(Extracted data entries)
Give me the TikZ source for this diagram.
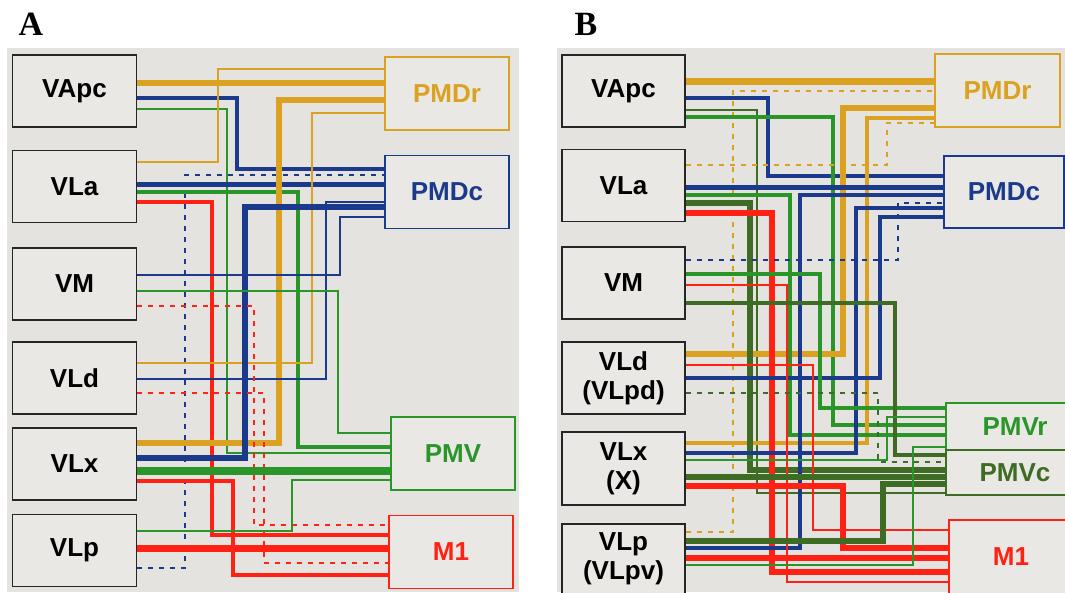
\documentclass[tikz,border=0pt]{standalone}
\usepackage{fontspec}
\setmainfont{Liberation Sans}
\newfontfamily\panelfont{Liberation Serif}
\definecolor{bggray}{RGB}{229,227,223}
\definecolor{boxgray}{RGB}{234,232,228}
\definecolor{ora}{RGB}{218,162,32}
\definecolor{blu}{RGB}{28,58,140}
\definecolor{grn}{RGB}{42,150,42}
\definecolor{dgrn}{RGB}{62,108,36}
\definecolor{rd}{RGB}{255,34,20}

\begin{document}
\begin{tikzpicture}[x=1pt,y=-1pt,
    thal/.style={draw=black!85,line width=1.8pt,fill=boxgray,minimum width=124pt,minimum height=72pt,
      inner sep=0pt,align=center,font=\fontsize{26}{29}\selectfont\bfseries},
    ctx/.style={draw=#1,text=#1,line width=1.4pt,fill=boxgray,minimum width=124pt,minimum height=73pt,
      inner sep=0pt,font=\fontsize{26}{29}\selectfont\bfseries},
    thk/.style={line width=6.5pt},
    med/.style={line width=3.6pt},
    thn/.style={line width=1.3pt},
    dsh/.style={line width=1.6pt,dash pattern=on 5pt off 6pt}]
    \useasboundingbox (0,0) rectangle (1065,592);
    \fill[bggray] (7,48) rectangle (519,592);
    \fill[bggray] (557,48) rectangle (1065,592);
    \node[font={\panelfont\fontsize{34}{36}\selectfont\bfseries}] (labA) at (31,24) {A};
    \node[font={\panelfont\fontsize{34}{36}\selectfont\bfseries}] (labB) at (586,24) {B};

    % panel A
    \node[thal] (VApc) at (74.5,91) {VApc};
    \node[thal] (VLa) at (74.5,186.5) {VLa};
    \node[thal] (VM) at (74.5,284) {VM};
    \node[thal] (VLd) at (74.5,378) {VLd};
    \node[thal] (VLx) at (74.5,464) {VLx};
    \node[thal] (VLp) at (74.5,550.5) {VLp};
    \node[ctx=ora] (PMDr) at (447,93.5) {PMDr};
    \node[ctx=blu] (PMDc) at (447,192) {PMDc};
    \node[ctx=grn] (PMV) at (453,453.5) {PMV};
    \node[ctx=rd] (M1) at (451,552) {M1};

    \draw[ora, thk] (VApc.east |- 0,83) -- (PMDr.west |- 0,83);
    \draw[blu, med] (VApc.east |- 0,98) -| (237,169) -- (PMDc.west |- 0,169);
    \draw[grn, thn] (VApc.east |- 0,109) -| (227,453) -- (PMV.west |- 0,453);
    \draw[ora, thn] (VLa.east |- 0,162) -| (218,69) -- (PMDr.west |- 0,69);
    \draw[blu, dsh] (VLp.east |- 0,568) -| (185,175) -- (PMDc.west |- 0,175);
    \draw[blu, line width=5pt] (VLa.east |- 0,184) -- (PMDc.west |- 0,184);
    \draw[grn, med] (VLa.east |- 0,192) -| (298,447) -- (PMV.west |- 0,447);
    \draw[rd, med] (VLa.east |- 0,202) -| (212,535) -- (M1.west |- 0,535);
    \draw[ora, thk] (VLx.east |- 0,443) -| (279,100) -- (PMDr.west |- 0,100);
    \draw[ora, thn] (VLd.east |- 0,363) -| (312,113) -- (PMDr.west |- 0,113);
    \draw[blu, thk] (VLx.east |- 0,458) -| (245,207) -- (PMDc.west |- 0,207);
    \draw[blu, thn] (VLd.east |- 0,379) -| (326,202) -- (PMDc.west |- 0,202);
    \draw[blu, thn] (VM.east |- 0,275) -| (340,217) -- (PMDc.west |- 0,217);
    \draw[grn, thn] (VM.east |- 0,291) -| (338,433) -- (PMV.west |- 0,433);
    \draw[rd, dsh] (VM.east |- 0,306) -| (254,525) -- (M1.west |- 0,525);
    \draw[rd, dsh] (VLd.east |- 0,393) -| (264,563) -- (M1.west |- 0,563);
    \draw[grn, line width=8pt] (VLx.east |- 0,471) -- (PMV.west |- 0,471);
    \draw[rd, line width=4.5pt] (VLx.east |- 0,481) -| (233,575) -- (M1.west |- 0,575);
    \draw[grn, thn] (VLp.east |- 0,531) -| (292,480) -- (PMV.west |- 0,480);
    \draw[rd, line width=7pt] (VLp.east |- 0,548) -- (M1.west |- 0,548);

    % panel B
    \node[thal, minimum width=123pt] (VApcB) at (623.5,91) {VApc};
    \node[thal, minimum width=123pt] (VLaB) at (623.5,185.5) {VLa};
    \node[thal, minimum width=123pt] (VMB) at (623.5,283) {VM};
    \node[thal, minimum width=123pt] (VLdB) at (623.5,378) {VLd\\(VLpd)};
    \node[thal, minimum width=123pt, minimum height=73pt] (VLxB) at (623.5,468.5) {VLx\\(X)};
    \node[thal, minimum width=123pt, minimum height=70pt] (VLpB) at (623.5,559) {VLp\\(VLpv)};
    \node[ctx=ora, minimum width=125pt] (PMDrB) at (997.5,90.5) {PMDr};
    \node[ctx=blu, minimum width=120pt, minimum height=72pt] (PMDcB) at (1004,192) {PMDc};
    \node[ctx=grn, minimum width=138pt, minimum height=47pt] (PMVrB) at (1015,426.5) {PMVr};
    \node[ctx=dgrn, minimum width=138pt, minimum height=45pt] (PMVcB) at (1015,472.5) {PMVc};
    \node[ctx=rd, minimum width=124pt, minimum height=74pt] (M1B) at (1011,557) {M1};

    \draw[ora, line width=7pt] (VApcB.east |- 0,81) -- (PMDrB.west |- 0,81);
    \draw[ora, dsh] (VLpB.east |- 0,532) -| (733,91) -- (PMDrB.west |- 0,91);
    \draw[blu, med] (VApcB.east |- 0,98) -| (768,176) -- (PMDcB.west |- 0,176);
    \draw[dgrn, thn] (VApcB.east |- 0,110) -| (757,493) -- (PMVcB.west |- 0,493);
    \draw[grn, med] (VApcB.east |- 0,117) -| (833,425) -- (PMVrB.west |- 0,425);
    \draw[ora, thk] (VLdB.east |- 0,354) -| (843,108) -- (PMDrB.west |- 0,108);
    \draw[ora, med] (VLxB.east |- 0,443) -| (867,118) -- (PMDrB.west |- 0,118);
    \draw[ora, dsh] (VLaB.east |- 0,165) -| (887,123) -- (PMDrB.west |- 0,123);
    \draw[blu, line width=5pt] (VLaB.east |- 0,187) -- (PMDcB.west |- 0,187);
    \draw[grn, med] (VLaB.east |- 0,195) -| (790,435) -- (PMVrB.west |- 0,435);
    \draw[dgrn, thk] (VLaB.east |- 0,203) -| (750,470) -- (PMVcB.west |- 0,470);
    \draw[rd, thk] (VLaB.east |- 0,213) -| (772,572) -- (M1B.west |- 0,572);
    \draw[blu, med] (VLpB.east |- 0,548) -| (800,195) -- (PMDcB.west |- 0,195);
    \draw[blu, dsh] (VMB.east |- 0,260) -| (898,203) -- (PMDcB.west |- 0,203);
    \draw[blu, med] (VLxB.east |- 0,453) -| (856,208) -- (PMDcB.west |- 0,208);
    \draw[blu, med] (VLdB.east |- 0,378) -| (880,217) -- (PMDcB.west |- 0,217);
    \draw[grn, med] (VMB.east |- 0,274) -| (820,408) -- (PMVrB.west |- 0,408);
    \draw[rd, thn] (VMB.east |- 0,285) -| (787,582) -- (M1B.west |- 0,582);
    \draw[dgrn, med] (VMB.east |- 0,303) -| (895,455) -- (PMVcB.west |- 0,455);
    \draw[rd, thn] (VLdB.east |- 0,365) -| (813,530) -- (M1B.west |- 0,530);
    \draw[dgrn, dsh] (VLdB.east |- 0,393) -| (878,462) -- (PMVcB.west |- 0,462);
    \draw[grn, thn] (VLxB.east |- 0,460) -| (887,417) -- (PMVrB.west |- 0,417);
    \draw[dgrn, thk] (VLxB.east |- 0,477) -- (PMVcB.west |- 0,477);
    \draw[rd, thk] (VLxB.east |- 0,486) -| (843,548) -- (M1B.west |- 0,548);
    \draw[dgrn, thk] (VLpB.east |- 0,541) -| (883,484) -- (PMVcB.west |- 0,484);
    \draw[rd, thk] (VLpB.east |- 0,558) -- (M1B.west |- 0,558);
    \draw[grn, thn] (VLpB.east |- 0,565) -| (913,447) -- (PMVrB.west |- 0,447);
\end{tikzpicture}
\end{document}
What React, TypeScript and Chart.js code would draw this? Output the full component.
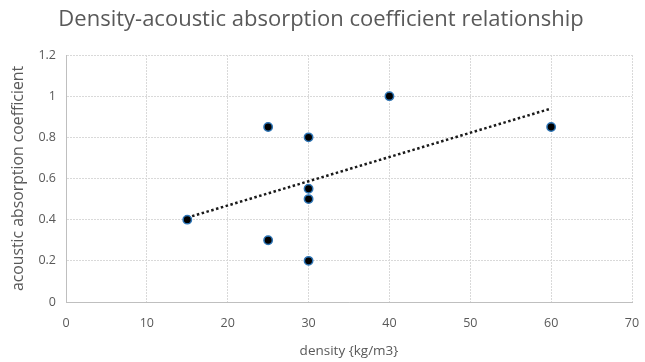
import React, { useEffect, useRef } from "react";
import { Chart, registerables } from "chart.js";

Chart.register(...registerables);

const densities = [15, 25, 25, 30, 30, 30, 30, 40, 60];
const absorption = [0.4, 0.85, 0.3, 0.8, 0.55, 0.5, 0.2, 1.0, 0.85];
const trendX = [15, 60];
const trendY = [0.41, 0.94];

const titleText = "Density-acoustic absorption coefficient relationship";
const xTitle = "density {kg/m3}";
const yTitle = "acoustic absorption coefficient";

const FONT = "'Open Sans', 'Noto Sans', sans-serif";
const GRAY = "#595959";

export default function App() {
  const ref = useRef<HTMLCanvasElement | null>(null);
  useEffect(() => {
    document.body.style.margin = "0";
    const canvas = ref.current!;
    const titlePlugin = {
      id: "customTitle",
      afterDraw(chart: any) {
        const ctx = chart.ctx;
        ctx.save();
        ctx.font = `22px ${FONT}`;
        ctx.fillStyle = GRAY;
        ctx.textAlign = "center";
        ctx.textBaseline = "middle";
        ctx.fillText(titleText, 321, 20);
        ctx.restore();
      },
    };
    const chart = new Chart(canvas, {
      type: "scatter",
      data: {
        datasets: [
          {
            label: "data",
            data: densities.map((x, i) => ({ x, y: absorption[i] })),
            backgroundColor: "#000000",
            borderColor: "#2e75b6",
            borderWidth: 1.5,
            pointRadius: 4.2,
            order: 1,
          },
          {
            label: "trend",
            data: trendX.map((x, i) => ({ x, y: trendY[i] })),
            showLine: true,
            borderColor: "#1a1a1a",
            borderWidth: 2.5,
            borderDash: [2.5, 2.5],
            pointRadius: 0,
            order: 2,
          } as any,
        ],
      },
      options: {
        animation: false,
        responsive: false,
        layout: { padding: { top: 55, right: 13, left: 9, bottom: 3 } },
        plugins: {
          legend: { display: false },
          title: { display: false },
          tooltip: { enabled: false },
        },
        scales: {
          x: {
            type: "linear",
            min: 0,
            max: 70,
            ticks: {
              stepSize: 10,
              color: GRAY,
              font: { family: FONT, size: 12.5 },
              padding: 4,
            },
            grid: {
              color: "#d9d9d9",
              drawTicks: true,
              tickLength: 10,
              tickColor: "rgba(0,0,0,0)",
              lineWidth: 1,
            },
            border: { color: "#bfbfbf", dash: [2, 1] },
            title: {
              display: true,
              text: xTitle,
              color: GRAY,
              font: { family: FONT, size: 13.5 },
              padding: { top: 6, bottom: 0 },
            },
            afterFit(scale: any) {
              scale.height = 57;
            },
          },
          y: {
            type: "linear",
            min: 0,
            max: 1.2,
            ticks: {
              stepSize: 0.2,
              color: GRAY,
              font: { family: FONT, size: 12.5 },
              padding: 10,
              callback: (v: any) => String(Math.round(Number(v) * 10) / 10),
            },
            grid: { color: "#d9d9d9", drawTicks: false, lineWidth: 1 },
            border: { color: "#bfbfbf", dash: [2, 1] },
            title: {
              display: true,
              text: yTitle,
              color: GRAY,
              font: { family: FONT, size: 15.8 },
              padding: { top: 0, bottom: 4 },
            },
            afterFit(scale: any) {
              scale.width = 57;
            },
          },
        },
      },
      plugins: [titlePlugin],
    } as any);
    return () => chart.destroy();
  }, []);
  return <canvas ref={ref} width={645} height={362} style={{ display: "block" }} />;
}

§ **Exercise prompt**:
Starting at the first line of the records above, set down each line exactly through the one that holds "(M1) at (451,552)". Omit pictures.

§ **Problem solution**:
Give me the TikZ source for this diagram.
\documentclass[tikz,border=0pt]{standalone}
\usepackage{fontspec}
\setmainfont{Liberation Sans}
\newfontfamily\panelfont{Liberation Serif}
\definecolor{bggray}{RGB}{229,227,223}
\definecolor{boxgray}{RGB}{234,232,228}
\definecolor{ora}{RGB}{218,162,32}
\definecolor{blu}{RGB}{28,58,140}
\definecolor{grn}{RGB}{42,150,42}
\definecolor{dgrn}{RGB}{62,108,36}
\definecolor{rd}{RGB}{255,34,20}

\begin{document}
\begin{tikzpicture}[x=1pt,y=-1pt,
    thal/.style={draw=black!85,line width=1.8pt,fill=boxgray,minimum width=124pt,minimum height=72pt,
      inner sep=0pt,align=center,font=\fontsize{26}{29}\selectfont\bfseries},
    ctx/.style={draw=#1,text=#1,line width=1.4pt,fill=boxgray,minimum width=124pt,minimum height=73pt,
      inner sep=0pt,font=\fontsize{26}{29}\selectfont\bfseries},
    thk/.style={line width=6.5pt},
    med/.style={line width=3.6pt},
    thn/.style={line width=1.3pt},
    dsh/.style={line width=1.6pt,dash pattern=on 5pt off 6pt}]
    \useasboundingbox (0,0) rectangle (1065,592);
    \fill[bggray] (7,48) rectangle (519,592);
    \fill[bggray] (557,48) rectangle (1065,592);
    \node[font={\panelfont\fontsize{34}{36}\selectfont\bfseries}] (labA) at (31,24) {A};
    \node[font={\panelfont\fontsize{34}{36}\selectfont\bfseries}] (labB) at (586,24) {B};

    % panel A
    \node[thal] (VApc) at (74.5,91) {VApc};
    \node[thal] (VLa) at (74.5,186.5) {VLa};
    \node[thal] (VM) at (74.5,284) {VM};
    \node[thal] (VLd) at (74.5,378) {VLd};
    \node[thal] (VLx) at (74.5,464) {VLx};
    \node[thal] (VLp) at (74.5,550.5) {VLp};
    \node[ctx=ora] (PMDr) at (447,93.5) {PMDr};
    \node[ctx=blu] (PMDc) at (447,192) {PMDc};
    \node[ctx=grn] (PMV) at (453,453.5) {PMV};
    \node[ctx=rd] (M1) at (451,552) {M1};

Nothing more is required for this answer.